We also used this interface to address a common reservation from in-the-loop developers around automating commit messages. While coding agents can generate detailed and consistent summaries, developers often want to review and refine the final wording before changes are pushed upstream. Therefore, Tidewave includes a “Reword” action directly in the interface, making it easy to adjust the last commit messages while still benefiting from automation.

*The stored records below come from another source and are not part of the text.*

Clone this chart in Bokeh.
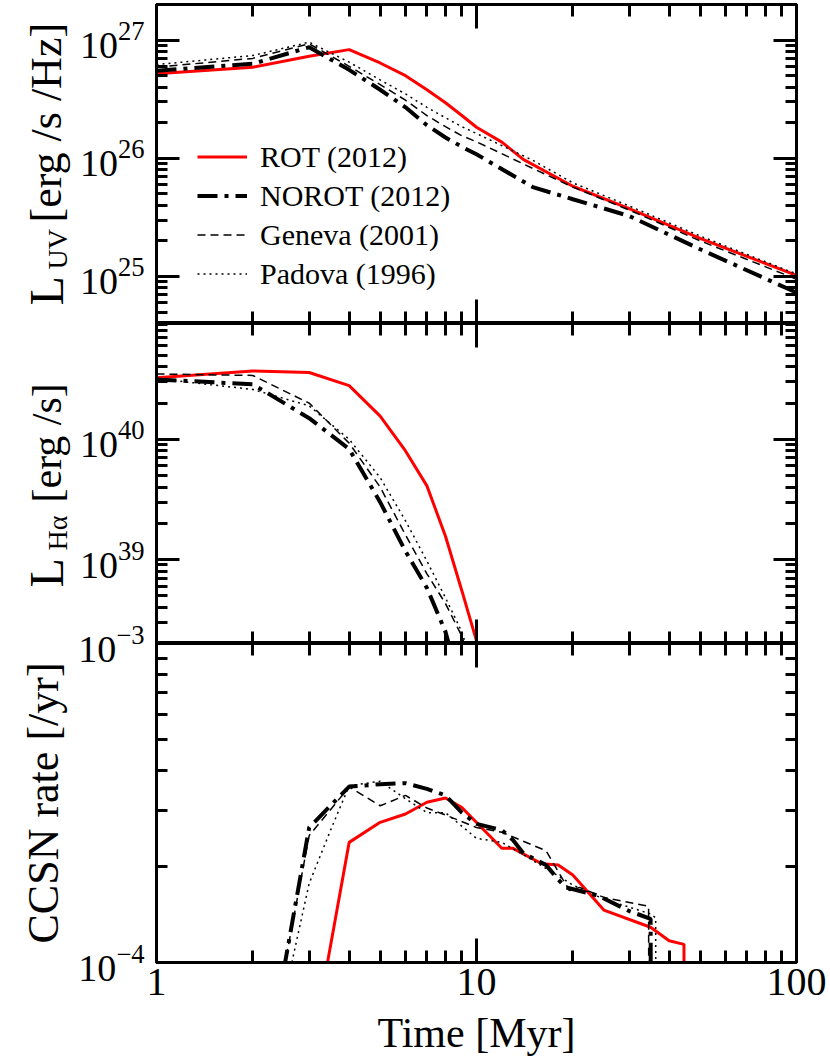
import math
from bokeh.plotting import figure
from bokeh.layouts import column, row
from bokeh.models import (FixedTicker, LogAxis, LogTickFormatter, BasicTickFormatter,
                          CustomJSTickFormatter, Legend, LegendItem, Range1d)
from bokeh.core.properties import value
from bokeh.embed import file_html
from bokeh.resources import INLINE

# ---------------- data ----------------
series_names = ["ROT (2012)", "NOROT (2012)", "Geneva (2001)", "Padova (1996)"]

# UV luminosity [erg/s/Hz]
t_uv_rot = [1, 2, 3, 4, 5, 6, 7, 8, 9, 10, 12, 14, 20, 30, 50, 100]
uv_rot = [5.2e26, 5.9e26, 7.3e26, 8.3e26, 6.4e26, 5.0e26, 3.8e26, 2.95e26, 2.3e26,
          1.83e26, 1.37e26, 9.8e25, 5.8e25, 3.75e25, 2.1e25, 1.02e25]
t_uv_oth = [1, 2, 3, 4, 5, 6, 7, 8, 9, 10, 15, 20, 30, 50, 100]
uv_norot = [5.5e26, 6.3e26, 8.7e26, 5.6e26, 3.8e26, 2.7e26, 1.9e26, 1.5e26, 1.25e26,
            1.08e26, 5.7e25, 4.5e25, 3.25e25, 1.7e25, 7.3e24]
uv_gen = [5.9e26, 7.0e26, 9.3e26, 6.0e26, 4.2e26, 3.1e26, 2.3e26, 1.85e26, 1.55e26,
          1.38e26, 8.2e25, 5.7e25, 3.65e25, 2.0e25, 9.5e24]
uv_pad = [6.2e26, 7.4e26, 9.6e26, 6.5e26, 4.6e26, 3.5e26, 2.7e26, 2.2e26, 1.85e26,
          1.62e26, 9.6e25, 6.2e25, 3.95e25, 2.2e25, 1.05e25]

# H-alpha luminosity [erg/s]
t_ha_rot = [1, 2, 3, 4, 5, 6, 7, 8, 9, 10, 11]
ha_rot = [3.25e40, 3.7e40, 3.6e40, 2.8e40, 1.56e40, 8.0e39, 4.1e39, 1.56e39, 5.5e38, 2.1e38, 3e37]
t_ha_norot = [1, 2, 3, 4, 5, 6, 7, 8, 9]
ha_norot = [3.15e40, 2.87e40, 1.5e40, 8.3e39, 3.0e39, 1.17e39, 5.8e38, 2.5e38, 8e37]
t_ha_oth = [1, 2, 3, 4, 5, 6, 7, 8, 9, 10]
ha_gen = [3.5e40, 3.4e40, 2.0e40, 9.3e39, 4.0e39, 1.6e39, 7.6e38, 4.3e38, 2.3e38, 9e37]
ha_pad = [3.2e40, 2.6e40, 1.9e40, 1.0e40, 4.8e39, 2.1e39, 9.7e38, 4.8e38, 2.5e38, 1e38]

# CCSN rate [/yr]
t_sn_rot = [3, 4, 5, 6, 7, 8, 9, 12, 13, 16, 18, 20, 25, 35, 40, 44.5, 45]
sn_rot = [4.8e-5, 2.38e-4, 2.75e-4, 2.92e-4, 3.18e-4, 3.28e-4, 3.06e-4, 2.28e-4, 2.28e-4,
          2.04e-4, 2.02e-4, 1.88e-4, 1.46e-4, 1.29e-4, 1.17e-4, 1.14e-4, 1e-6]
t_sn_norot = [2.5, 3, 4, 5, 6, 7, 8, 9, 10, 12, 13, 14, 16.5, 18, 19, 24, 30, 35, 35.5]
sn_norot = [9.5e-5, 2.65e-4, 3.56e-4, 3.62e-4, 3.65e-4, 3.5e-4, 3.34e-4, 2.95e-4, 2.72e-4,
            2.6e-4, 2.42e-4, 2.2e-4, 2.02e-4, 1.82e-4, 1.72e-4, 1.62e-4, 1.45e-4, 1.37e-4, 1e-6]
t_sn_gen = [2.5, 3, 4, 5, 6, 7, 8, 10, 12, 14, 16.5, 19.5, 21, 25, 34.5, 34.8]
sn_gen = [9.5e-5, 2.5e-4, 3.55e-4, 3.1e-4, 3.34e-4, 3.05e-4, 2.9e-4, 2.65e-4, 2.56e-4,
          2.4e-4, 2.24e-4, 1.68e-4, 1.72e-4, 1.6e-4, 1.5e-4, 1e-6]
t_sn_pad = [2.6, 3, 3.5, 4, 5, 6, 7, 8, 10, 12, 15, 20, 25, 35, 36.3, 36.6]
sn_pad = [9.2e-5, 1.77e-4, 2.6e-4, 3.58e-4, 3.7e-4, 3.26e-4, 2.95e-4, 2.95e-4, 2.45e-4,
          2.38e-4, 2.09e-4, 1.75e-4, 1.58e-4, 1.42e-4, 1.38e-4, 1e-6]

# axis ticks
x_major = [1, 10, 100]
x_minor = [m * 10 ** e for e in (0, 1) for m in range(2, 10)]
uv_major = [1e25, 1e26, 1e27]
uv_minor = [m * 10.0 ** e for e in (24, 25, 26, 27) for m in range(2, 10)]
ha_major = [1e38, 1e39, 1e40, 1e41]
ha_minor = [m * 10.0 ** e for e in (38, 39, 40) for m in range(2, 10)]
sn_major = [1e-4, 1e-3]
sn_minor = [m * 1e-4 for m in range(2, 10)]

# y-axis titles: (text, font size) pieces; subscripts are the small ones
ytitle_parts = [
    ("L", "48px"), ("UV", "28px"), ("[erg /s /Hz]", "44px"),
    ("L", "48px"), ("Hα", "28px"), ("[erg /s]", "42px"),
    ("CCSN rate [/yr]", "44px"),
]
# placement of each piece in the title strip (pixels from left, pixels from bottom)
ytitle_x = [46, 57, 46, 46, 57, 46, 43]
ytitle_y = [757, 793, 840, 475, 512, 560, 119]

FONT = "Liberation Serif"
TOTAL_H = 1062
STRIP_W = 100      # title strip width
OVERLAP = 30       # panels slide over the right part of the strip
PANEL_LEFT = 156 - STRIP_W + OVERLAP

styles = [
    dict(line_color="#ff0000", line_width=3),
    dict(line_color="black", line_width=4, line_dash="20 7 4 7"),
    dict(line_color="black", line_width=1.5, line_dash="8 5"),
    dict(line_color="black", line_width=1.5, line_dash="2 4"),
]


def style_axis(ax, major_in, minor_in):
    ax.major_tick_in = major_in
    ax.major_tick_out = 0
    ax.minor_tick_in = minor_in
    ax.minor_tick_out = 0
    ax.axis_line_width = 3
    ax.axis_line_color = "black"
    ax.major_tick_line_width = 3
    ax.minor_tick_line_width = 3
    ax.major_tick_line_color = "black"
    ax.minor_tick_line_color = "black"


def blank(ax):
    ax.formatter = CustomJSTickFormatter(code="return ''")
    ax.major_label_text_font_size = "0px"
    ax.major_label_standoff = 0
    ax.axis_label = None


def make_panel(yr, frame_h, top, bottom, ymaj, ymin, xlabels):
    p = figure(frame_width=640, frame_height=frame_h,
               x_axis_type="log", y_axis_type="log",
               x_range=Range1d(1, 100), y_range=Range1d(*yr),
               x_axis_location=None, y_axis_location=None,
               min_border_left=PANEL_LEFT, min_border_right=34,
               min_border_top=top, min_border_bottom=bottom,
               output_backend="svg", toolbar_location=None)
    for g in p.grid:
        g.visible = False
    p.outline_line_color = "black"
    p.outline_line_width = 3
    p.border_fill_color = None
    p.background_fill_color = "white"

    for side in ("below", "above"):
        ax = LogAxis(ticker=FixedTicker(ticks=x_major, minor_ticks=x_minor))
        style_axis(ax, 24, 12)
        if side == "below" and xlabels:
            ax.formatter = BasicTickFormatter()
            ax.major_label_text_font = FONT
            ax.major_label_text_font_size = "40px"
            ax.major_label_text_color = "black"
            ax.major_label_standoff = 6
            ax.axis_label = "Time [Myr]"
            ax.axis_label_text_font = FONT
            ax.axis_label_text_font_size = "42px"
            ax.axis_label_text_font_style = "normal"
            ax.axis_label_text_color = "black"
            ax.axis_label_standoff = 12
        else:
            blank(ax)
        p.add_layout(ax, side)

    for side in ("left", "right"):
        ax = LogAxis(ticker=FixedTicker(ticks=ymaj, minor_ticks=ymin))
        style_axis(ax, 23, 11)
        if side == "left":
            ax.formatter = LogTickFormatter()
            ax.major_label_text_font = FONT
            ax.major_label_text_font_size = "38px"
            ax.major_label_text_color = "black"
            ax.major_label_standoff = 12
        else:
            blank(ax)
        p.add_layout(ax, side)
    return p


# ---------------- panel 1: UV ----------------
p1 = make_panel((4e24, 2e27), 319, 4, 0, uv_major, uv_minor, False)
uv_sets = [(t_uv_rot, uv_rot), (t_uv_oth, uv_norot), (t_uv_oth, uv_gen), (t_uv_oth, uv_pad)]
rends = []
for (tx, vy), st in zip(uv_sets, styles):
    rends.append(p1.line(tx, vy, **st))
legend = Legend(items=[LegendItem(label=n, renderers=[r]) for n, r in zip(series_names, rends)],
                location=(41, 30), label_text_font=FONT, label_text_font_size="30px",
                label_text_color="black", glyph_width=50, glyph_height=39, label_height=39,
                label_standoff=13, spacing=0, padding=0, margin=0,
                border_line_color=None, background_fill_alpha=0)
p1.add_layout(legend)

# ---------------- panel 2: H alpha ----------------
p2 = make_panel((2e38, 9.2e40), 320, 0, 0, ha_major, ha_minor, False)
ha_sets = [(t_ha_rot, ha_rot), (t_ha_norot, ha_norot), (t_ha_oth, ha_gen), (t_ha_oth, ha_pad)]
for (tx, vy), st in zip(ha_sets, styles):
    p2.line(tx, vy, **st)

# ---------------- panel 3: CCSN rate ----------------
p3 = make_panel((1e-4, 1e-3), 319, 30, 100, sn_major, sn_minor, True)
p3.margin = (-30, 0, 0, 0)
sn_sets = [(t_sn_rot, sn_rot), (t_sn_norot, sn_norot), (t_sn_gen, sn_gen), (t_sn_pad, sn_pad)]
for (tx, vy), st in zip(sn_sets, styles):
    p3.line(tx, vy, **st)

# ---------------- strip holding the rotated y-axis titles ----------------
strip = figure(width=STRIP_W, height=TOTAL_H, x_range=Range1d(0, STRIP_W),
               y_range=Range1d(0, TOTAL_H), min_border=0,
               x_axis_location=None, y_axis_location=None,
               output_backend="svg", toolbar_location=None)
strip.grid.visible = False
strip.outline_line_color = None
strip.border_fill_color = None
strip.background_fill_color = None
for (txt, size), sx, sy in zip(ytitle_parts, ytitle_x, ytitle_y):
    strip.text(x=[sx], y=[sy], text=[txt], angle=math.pi / 2,
               text_font=value(FONT), text_font_size=size, text_color="black",
               text_align="left", text_baseline="alphabetic")

panels = column(p1, p2, p3, spacing=0, margin=(0, 0, 0, -OVERLAP))
layout = row(strip, panels, spacing=0)

open("out.html", "w").write(file_html(layout, INLINE))
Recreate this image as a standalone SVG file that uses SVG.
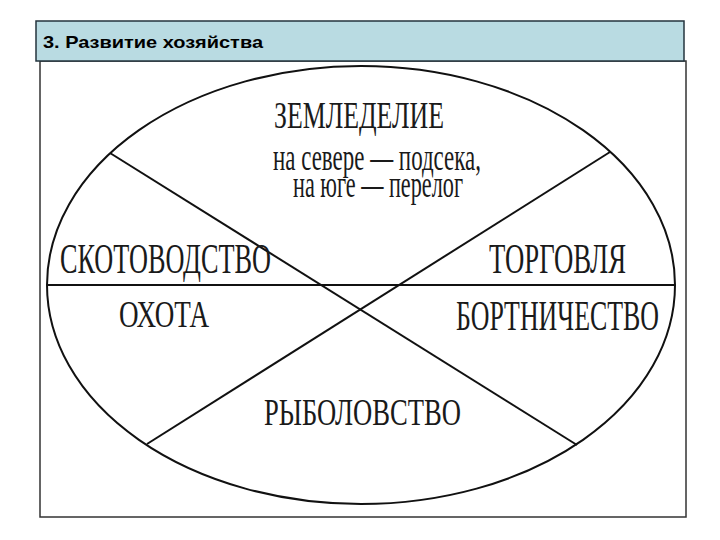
<svg xmlns="http://www.w3.org/2000/svg" width="720" height="540" viewBox="0 0 720 540">
  <style>
    .frame { fill: #ffffff; stroke: #333333; stroke-width: 1.5; }
    .header { fill: #b9dbe2; stroke: #24343e; stroke-width: 1.5; }
    .title { font-family: "Liberation Sans", Arial, sans-serif; font-weight: bold; font-size: 17px; fill: #000000; }
    .lbl { font-family: "Liberation Serif", "Times New Roman", serif; fill: #1a1a1a; text-anchor: start; }
    .shape { fill: none; stroke: #111111; stroke-width: 2; }
  </style>
  <rect width="720" height="540" fill="#ffffff"/>
  <rect id="content-frame" class="frame" x="40" y="61" width="646" height="456"/>
  <g id="header">
    <rect class="header" x="36" y="21" width="648" height="40"/>
    <text class="title" x="43" y="48" textLength="220" lengthAdjust="spacingAndGlyphs">3. Развитие хозяйства</text>
  </g>
  <g id="connectors">
    <ellipse class="shape" cx="361" cy="285" rx="314" ry="219"/>
    <line class="shape" x1="47" y1="285" x2="675" y2="285"/>
    <line class="shape" x1="110" y1="153" x2="577" y2="445"/>
    <line class="shape" x1="610" y1="152" x2="147" y2="444"/>
  </g>
  <g id="node-zemledelie">
    <text class="lbl" x="274" y="128" font-size="38" textLength="170" lengthAdjust="spacingAndGlyphs">ЗЕМЛЕДЕЛИЕ</text>
    <text class="lbl" x="273" y="170" font-size="38" textLength="208" lengthAdjust="spacingAndGlyphs">на севере — подсека,</text>
    <text class="lbl" x="293" y="197" font-size="38" textLength="170" lengthAdjust="spacingAndGlyphs">на юге — перелог</text>
  </g>
  <g id="node-skotovodstvo">
    <text class="lbl" x="60" y="273" font-size="42" textLength="211" lengthAdjust="spacingAndGlyphs">СКОТОВОДСТВО</text>
  </g>
  <g id="node-okhota">
    <text class="lbl" x="119" y="327" font-size="37" textLength="90" lengthAdjust="spacingAndGlyphs">ОХОТА</text>
  </g>
  <g id="node-torgovlya">
    <text class="lbl" x="489" y="273" font-size="42" textLength="137" lengthAdjust="spacingAndGlyphs">ТОРГОВЛЯ</text>
  </g>
  <g id="node-bortnichestvo">
    <text class="lbl" x="456" y="330" font-size="42" textLength="203" lengthAdjust="spacingAndGlyphs">БОРТНИЧЕСТВО</text>
  </g>
  <g id="node-rybolovstvo">
    <text class="lbl" x="264" y="425" font-size="38" textLength="197" lengthAdjust="spacingAndGlyphs">РЫБОЛОВСТВО</text>
  </g>
</svg>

After pushing your changes, developers can open a pull request from the branch menu:
The pull request experience
Tidewave integrates directly with the GitHub CLI to surface information about the current pull request, including CI status, ongoing reviews, and potential merge conflicts:
If there are comments or reviews, Tidewave summarizes their status and lets users open the pull request discussion directly within the interface. From there, users can reference entire reviews, individual comments, or excerpts in their conversations with the agent:
If GitHub Actions fail, users can click “Fix failures” to start addressing the issue. As with the commit experience, we intentionally avoid hiding the workflow behind a specialized UI. Instead, the action simply instructs the agent to use the GitHub CLI to investigate and resolve the problem using its existing context and tools.
More broadly, by pushing these interactions to the agent, we encourage users to refine and compose their own workflows instead of relying on bespoke interfaces. If you want an agent to continuously monitor CI failures, rebase branches, or follow up on review feedback, you can simply instruct it to do so directly.
Wrapping it all up
The Git status bar progressively surfaces information as it becomes relevant: from local changes and unpushed commits to pull request reviews, CI failures, and merge conflicts. The goal is to keep users informed about what is happening without overwhelming them, while making the most important actions available directly within their context.
For in-the-loop developers, this means less context switching and more opportunities to selectively automate repetitive tasks. For agent-first developers, it provides a clear overview of what agents are doing across commits, pushes, and pull requests. And for non-technical collaborators, it lowers the barrier to participating in Git-based workflows without requiring deep Git expertise.
We hope you enjoy using it as much as we enjoyed designing and building it!